I fatti di Francia – in particolare la contestazione che ha investito il presidente Macron – ci pongono dinanzi a un dilemma: l’attuale assetto politico di quel Paese è stabile o transitorio?
Non sono mancati, a casa nostra, coloro che hanno innalzato la “soluzione Macron” a modello da imitare per l’area liberal-riformista e per un centrosinistra di governo. Così non è, a parer mio, così non può essere. Quello rappresenta un rimedio provvisorio al crollo della sinistra tradizionale, non un faro.
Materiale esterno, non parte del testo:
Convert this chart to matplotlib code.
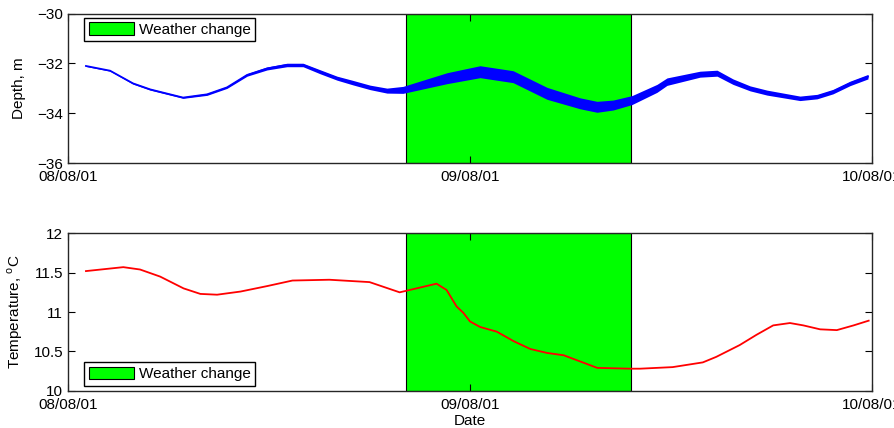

Troppo debole è, ad esempio, la sintonia fra quella leadership (e quel ceto politico) e i soggetti sociali. Quando invece lo spirito liberale si caratterizza proprio per la tendenza a valorizzare le spinte e i fermenti della società. D’accordo, l’inquilino dell’Eliseo ha sbarrato più volte la strada all’onda lunga della destra demagogica, ma, nel tempo, l’asse tra un presidente illuminato e la “maggioranza silenziosa” non può reggere.
Nelle pieghe di una realtà complessa si annidano troppe trappole, troppe contraddizioni per consentirlo. Da qui, anche, l’esigenza di una sinistra di governo articolata e organizzata, degna interlocutrice dei “corpi molecolari” della società, di quella d’oltralpe come della nostra.